_Collected material_.
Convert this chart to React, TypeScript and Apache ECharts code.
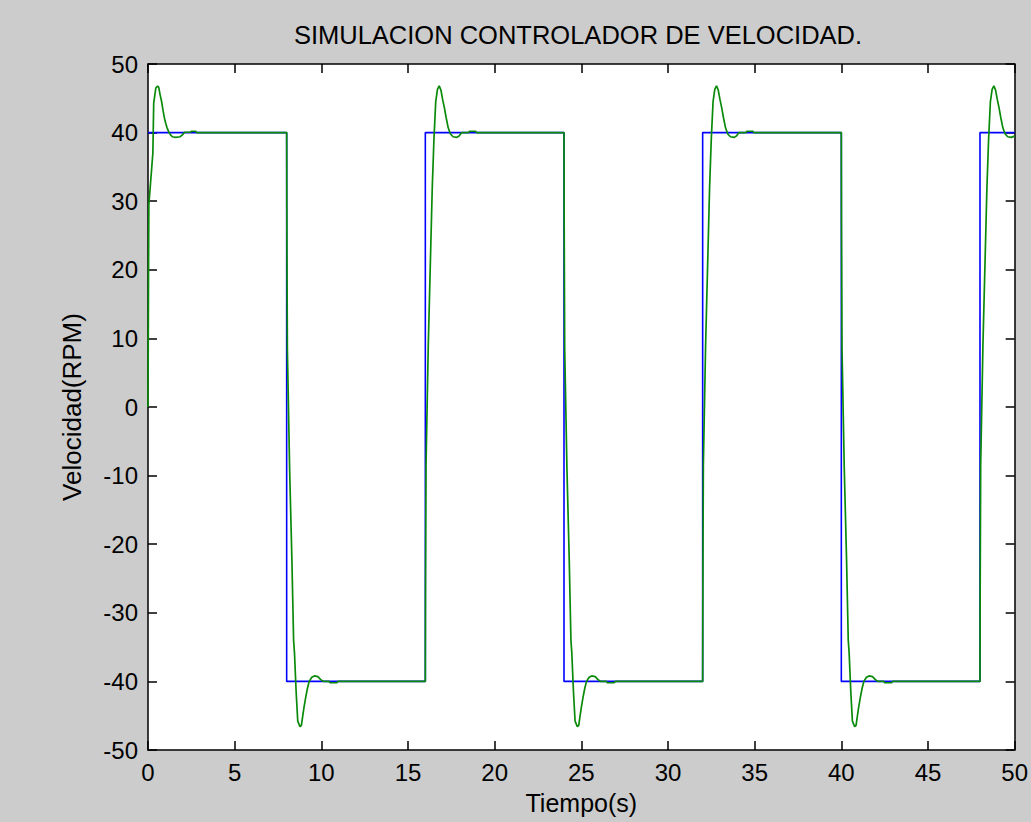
import React, { useEffect, useRef } from "react";
import * as echarts from "echarts";

// Reference (set-point) square wave: time (s) and speed (RPM)
const refTime = [0, 8, 8, 16, 16, 24, 24, 32, 32, 40, 40, 48, 48, 50];
const refSpeed = [40, 40, -40, -40, 40, 40, -40, -40, 40, 40, -40, -40, 40, 40];

// Simulated response, [time, speed]
const simEdge0 = [
  [0, 0], [0.03, 19], [0.05, 29.5], [0.28, 37], [0.33, 44.3], [0.45, 46.5], [0.55, 46.8],
  [0.62, 46.6], [0.7, 45.5], [0.78, 44.6], [0.87, 43.2], [0.95, 42.1], [1.03, 41.3],
  [1.1, 40.7], [1.2, 40.1], [1.29, 39.7], [1.4, 39.4], [1.6, 39.3], [1.85, 39.4],
  [2.0, 39.7], [2.1, 40.05], [2.45, 40.05], [2.5, 40.2], [2.75, 40.2], [2.8, 40],
];
const simEdge8 = [
  [8, 40], [8.01, 27], [8.04, 8.5], [8.17, -9], [8.3, -22], [8.4, -34], [8.45, -35.8],
  [8.55, -41.7], [8.64, -45.8], [8.77, -46.6], [8.85, -46.4], [8.93, -45], [9.0, -43.8],
  [9.1, -42.3], [9.2, -41], [9.3, -40], [9.45, -39.4], [9.6, -39.2], [9.8, -39.3],
  [9.95, -39.7], [10.1, -40], [10.45, -40], [10.5, -40.2], [10.9, -40.2], [10.95, -40],
];
const simEdge16 = [
  [16, -40], [16.01, -27], [16.04, -8.5], [16.17, 9], [16.3, 22], [16.4, 32], [16.5, 39.2],
  [16.6, 44.5], [16.7, 46.3], [16.8, 46.8], [16.9, 46.2], [17.0, 44.8], [17.1, 43.6],
  [17.2, 42.2], [17.32, 40.7], [17.45, 39.8], [17.6, 39.4], [17.8, 39.3], [17.95, 39.5],
  [18.1, 40], [18.5, 40], [18.55, 40.2], [18.9, 40.2], [18.95, 40],
];
const simEdge24 = [
  [24, 40], [24.01, 27], [24.04, 8.5], [24.17, -9], [24.3, -22], [24.4, -34], [24.45, -35.8],
  [24.55, -41.7], [24.64, -45.8], [24.77, -46.6], [24.85, -46.4], [24.93, -45], [25.0, -43.8],
  [25.1, -42.3], [25.2, -41], [25.3, -40], [25.45, -39.4], [25.6, -39.2], [25.8, -39.3],
  [25.95, -39.7], [26.1, -40], [26.45, -40], [26.5, -40.2], [26.9, -40.2], [26.95, -40],
];
const simEdge32 = [
  [32, -40], [32.01, -27], [32.04, -8.5], [32.17, 9], [32.3, 22], [32.4, 32], [32.5, 39.2],
  [32.6, 44.5], [32.7, 46.3], [32.8, 46.8], [32.9, 46.2], [33.0, 44.8], [33.1, 43.6],
  [33.2, 42.2], [33.32, 40.7], [33.45, 39.8], [33.6, 39.4], [33.8, 39.3], [33.95, 39.5],
  [34.1, 40], [34.5, 40], [34.55, 40.2], [34.9, 40.2], [34.95, 40],
];
const simEdge40 = [
  [40, 40], [40.01, 27], [40.04, 8.5], [40.17, -9], [40.3, -22], [40.4, -34], [40.45, -35.8],
  [40.55, -41.7], [40.64, -45.8], [40.77, -46.6], [40.85, -46.4], [40.93, -45], [41.0, -43.8],
  [41.1, -42.3], [41.2, -41], [41.3, -40], [41.45, -39.4], [41.6, -39.2], [41.8, -39.3],
  [41.95, -39.7], [42.1, -40], [42.45, -40], [42.5, -40.2], [42.9, -40.2], [42.95, -40],
];
const simEdge48 = [
  [48, -40], [48.01, -27], [48.04, -8.5], [48.17, 9], [48.3, 22], [48.4, 32], [48.5, 39.2],
  [48.6, 44.5], [48.7, 46.3], [48.8, 46.8], [48.9, 46.2], [49.0, 44.8], [49.1, 43.6],
  [49.2, 42.2], [49.32, 40.7], [49.45, 39.8], [49.6, 39.4], [49.8, 39.3], [49.95, 39.45],
  [50, 39.5],
];

const xTicks = { min: 0, max: 50, interval: 5 };
const yTicks = { min: -50, max: 50, interval: 10 };

const TITLE = "SIMULACION CONTROLADOR DE VELOCIDAD.";
const X_NAME = "Tiempo(s)";
const Y_NAME = "Velocidad(RPM)";

const FONT = "'Liberation Sans', Arial, Helvetica, sans-serif";

export default function App() {
  const ref = useRef<HTMLDivElement>(null);

  useEffect(() => {
    if (!ref.current) return;
    const chart = echarts.init(ref.current, undefined, { renderer: "svg" });

    const refData = refTime.map((t, i) => [t, refSpeed[i]]);
    const simData = [
      ...simEdge0, ...simEdge8, ...simEdge16, ...simEdge24, ...simEdge32, ...simEdge40, ...simEdge48,
    ];

    const axisLine = () => ({ show: true, onZero: false, lineStyle: { color: "#000", width: 1.5 } });
    const axisTick = () => ({ show: true, inside: true, length: 9, lineStyle: { color: "#000", width: 1.5 } });

    chart.setOption({
      animation: false,
      backgroundColor: "#cccccc",
      textStyle: { fontFamily: FONT },
      title: {
        text: TITLE,
        left: 573,
        top: 17,
        textAlign: "center",
        textStyle: { fontFamily: FONT, fontSize: 25.5, fontWeight: "normal", color: "#000" },
      },
      grid: { left: 148, top: 64, right: 13, bottom: 72, show: true, backgroundColor: "#fff", borderWidth: 0 },
      xAxis: [
        {
          type: "value", position: "bottom", ...xTicks,
          axisLine: axisLine(), axisTick: axisTick(),
          axisLabel: { color: "#000", fontSize: 24, fontFamily: FONT, margin: 10 },
          splitLine: { show: false },
          name: X_NAME, nameLocation: "middle", nameGap: 40,
          nameTextStyle: { color: "#000", fontSize: 25, fontFamily: FONT },
        },
        {
          type: "value", position: "top", ...xTicks,
          axisLine: axisLine(), axisTick: axisTick(), axisLabel: { show: false }, splitLine: { show: false },
        },
      ],
      yAxis: [
        {
          type: "value", position: "left", ...yTicks,
          axisLine: axisLine(), axisTick: axisTick(),
          axisLabel: { color: "#000", fontSize: 24, fontFamily: FONT, margin: 10 },
          splitLine: { show: false },
          name: Y_NAME, nameLocation: "middle", nameGap: 63, nameRotate: 90,
          nameTextStyle: { color: "#000", fontSize: 26, fontFamily: FONT },
        },
        {
          type: "value", position: "right", ...yTicks,
          axisLine: axisLine(), axisTick: axisTick(), axisLabel: { show: false }, splitLine: { show: false },
        },
      ],
      series: [
        {
          type: "line", name: "Referencia", data: refData, xAxisIndex: 0, yAxisIndex: 0,
          showSymbol: false, lineStyle: { color: "#0000ff", width: 1.6 }, z: 2,
        },
        {
          type: "line", name: "Velocidad", data: simData, xAxisIndex: 0, yAxisIndex: 0,
          showSymbol: false, lineStyle: { color: "#0a8a0a", width: 1.7 }, z: 3,
        },
      ],
    });

    return () => chart.dispose();
  }, []);

  return (
    <div
      ref={ref}
      style={{ position: "absolute", left: 0, top: 0, width: 1031, height: 822 }}
    />
  );
}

_Exercise description_.
Give again exactly the lines running from the beginning of the material above through the line that contains "-40, 40, 40];", and leave out every picture.

_Written reply_.
Convert this chart to React, TypeScript and Apache ECharts code.
import React, { useEffect, useRef } from "react";
import * as echarts from "echarts";

// Reference (set-point) square wave: time (s) and speed (RPM)
const refTime = [0, 8, 8, 16, 16, 24, 24, 32, 32, 40, 40, 48, 48, 50];
const refSpeed = [40, 40, -40, -40, 40, 40, -40, -40, 40, 40, -40, -40, 40, 40];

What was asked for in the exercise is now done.